На лбу у нее — бисеринки пота, мы молча смотрим друг на друга, с закипающей ненавистью. Мама тяжело, надсадно дышит. Ни она, ни я не двигаемся с места. Наконец я говорю:
— Ладно, ты потом мне позвони.
Бредятина!
Что было после, я уже не видела. Как она расплакалась. Как ее изводила кучка прилипал рикш и уличных торгашей. Мама купила у одного из них бутылку воды, и напрасно, потому что потом начинается уже полное безумие, ни за что не отстанут. Она пошла, наверное, очень быстро, побежала по улице, стараясь отделаться от самого настырного рикши, потеряла туфлю, туфлю тут же подобрала свора мальчишек, они вырывали ее друг у друга и требовали вознаграждения. Мама еще больше разнервничалась, потому что у нее не было мелочи, только купюры по сто рупий. Она полезла в сумочку, чтобы достать свой аэрозоль от астмы, но мальчишки решили, что она достает деньги, и стали клянчить еще нахальнее, тут она вообще потеряла голову. Баллончик с аэрозолем никак не находился, она забыла его в своем долбаном отеле. Она копалась в сумочке, приманивая этим еще больше попрошаек. И все больше задыхалась, машинально приговаривая:
— Он в гостинице, он у меня в гостинице.
В толпе никто, естественно, не понимал, о чем это она твердит, только все больше напирали и толкались и в конце концов сбили ее с ног. Она, встав на четвереньки, стала выбираться из этого людского месива, прижимая к груди сумочку.
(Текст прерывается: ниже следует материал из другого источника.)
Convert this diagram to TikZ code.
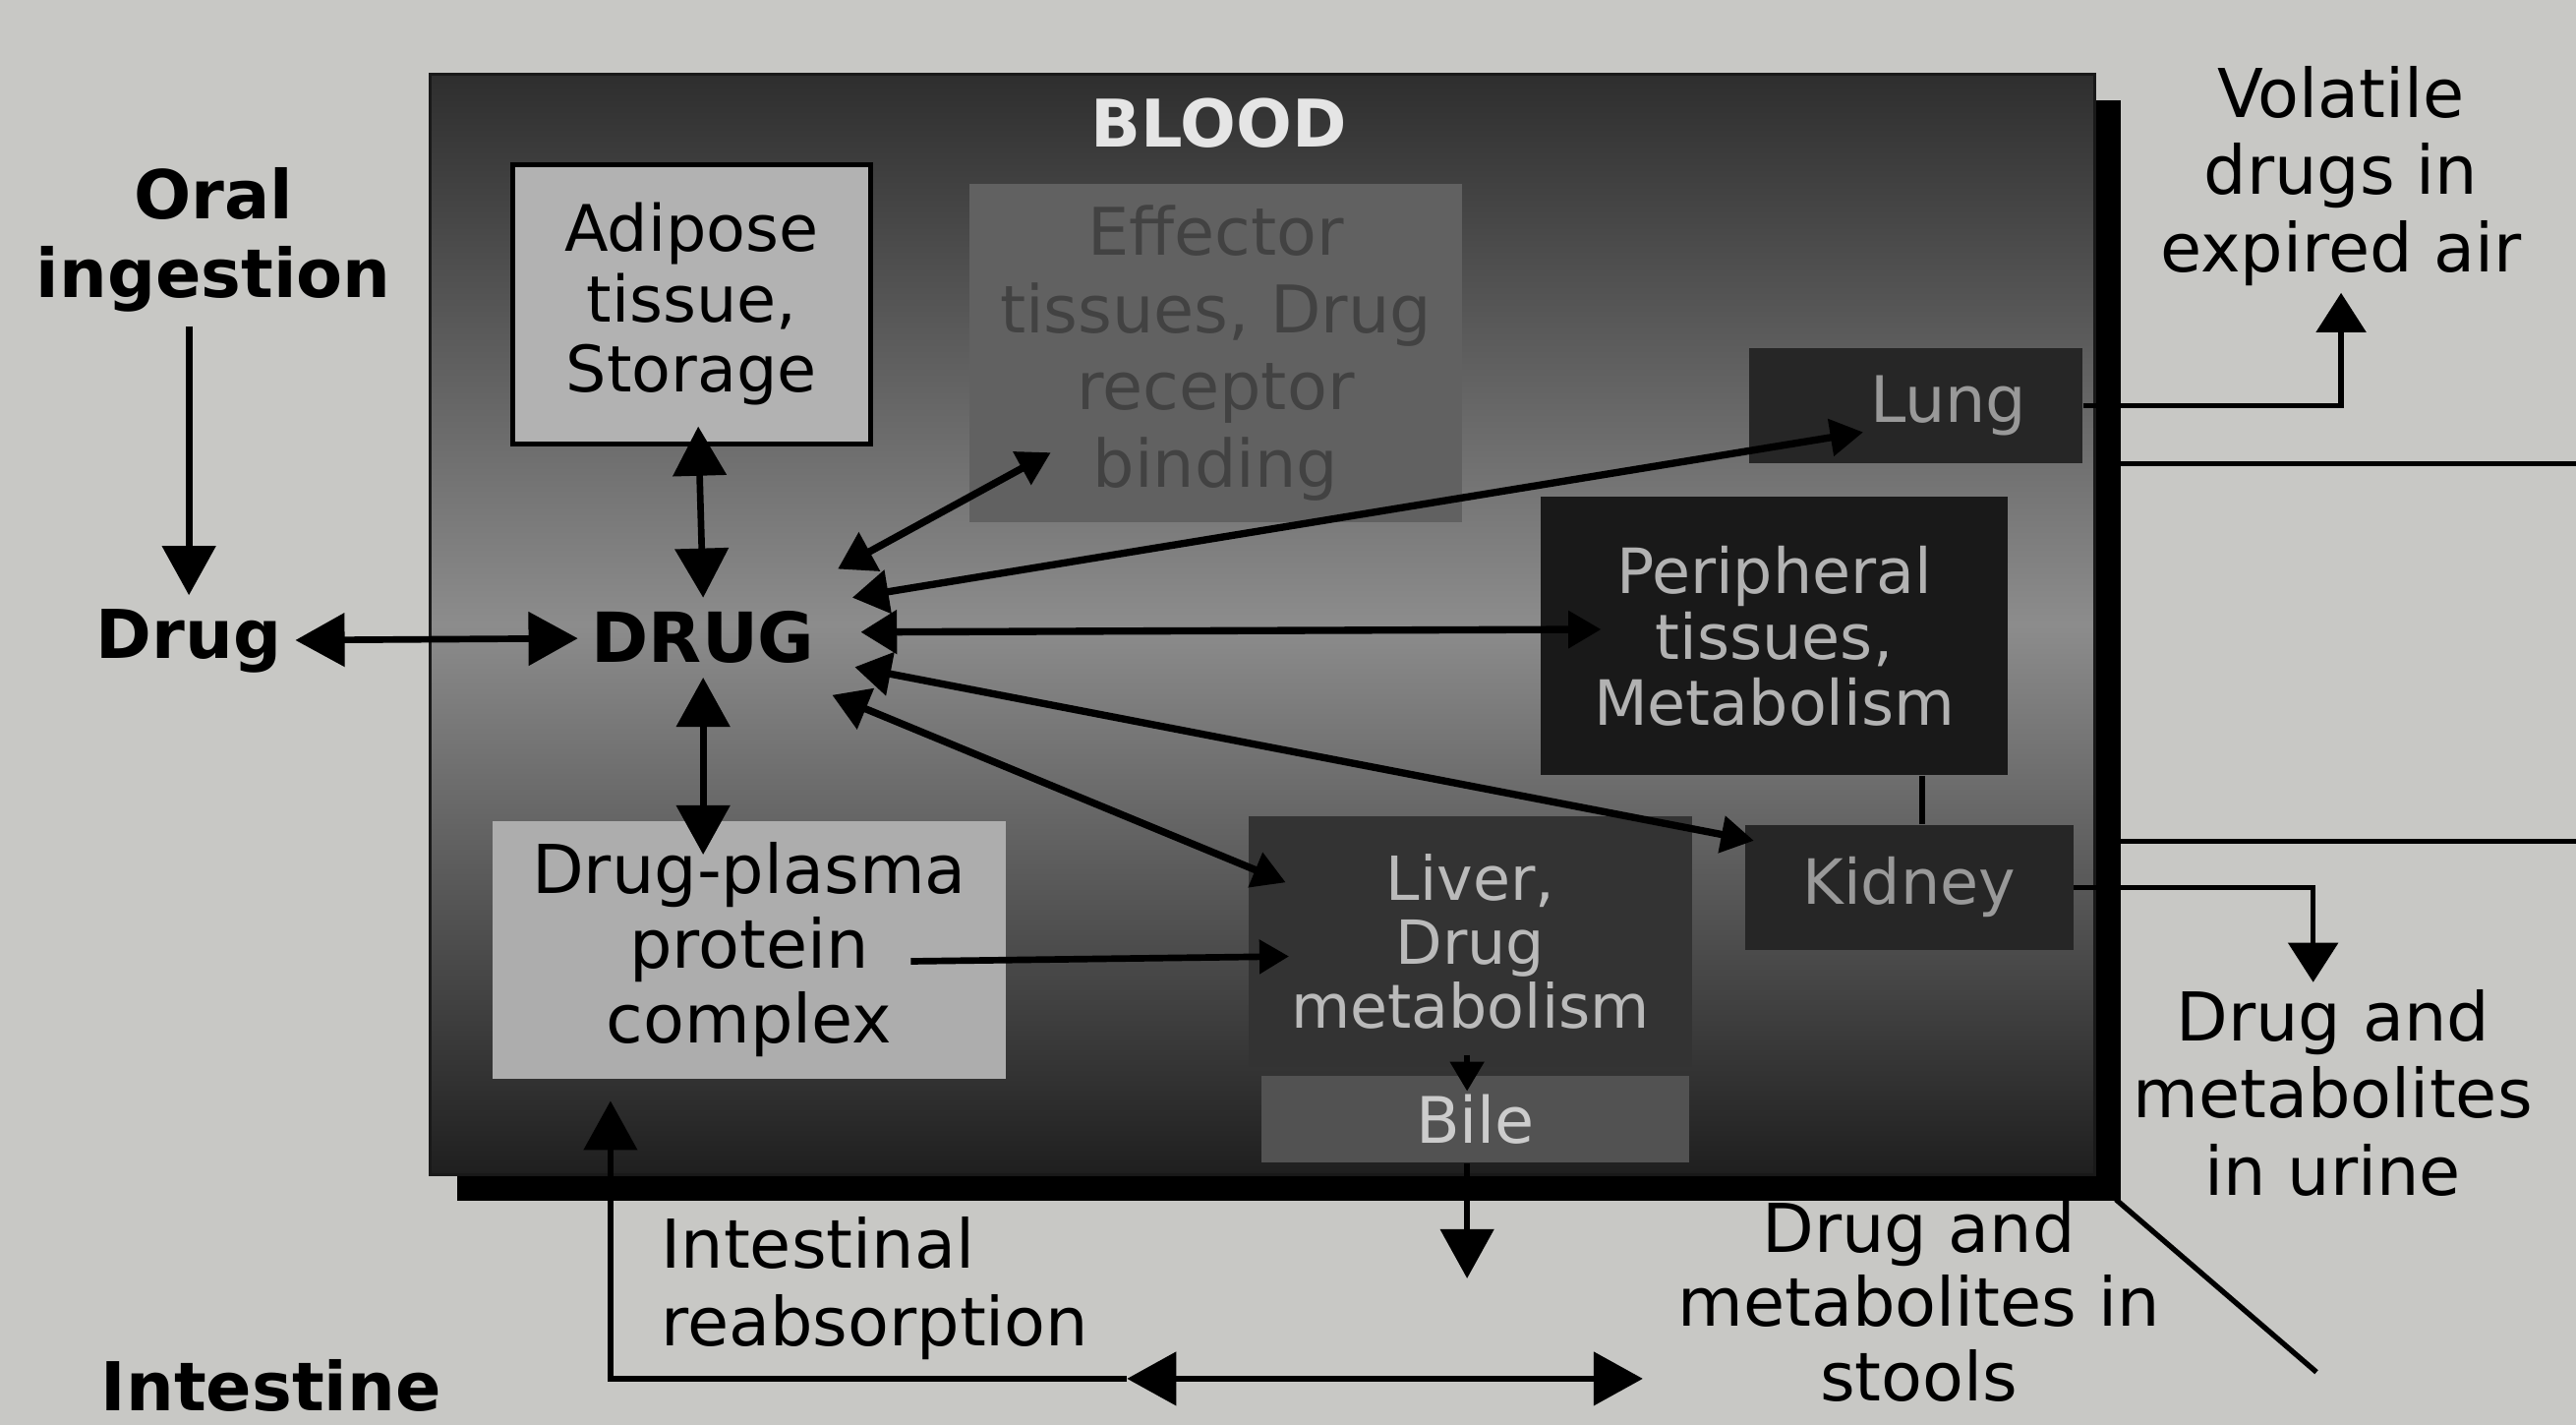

А завершилось все так: когда она была уже без сознания, ее подняли и прямо над головами пронесли к такси, на заднее сиденье. И даже деньги ее никто не посмел стащить.
30
Карма (др.-инд.: деяние, поступок) — совокупность всех дурных и добрых дел, совершенных человеком, за которые он получает соответствующее воздаяние. Согласно индийской мистической философии, после смерти тела душа, связанная путами кармы, возвращается в тела вновь рожденных существ, т. е. совершает некий круговорот, называемый «Колесом рождения и смерти».
31
Саньясини (санскр.) — религиозная подвижница, должна отречься от комфортной жизни, от мира предков и мира богов. После посвящения становится странницей и живет только на милостыню. Современные популярные секты не требуют от своих адептов подобных жертв и посвящают всех желающих.
32
Отпечатки стоп — символ пути, который совершают боги и святые.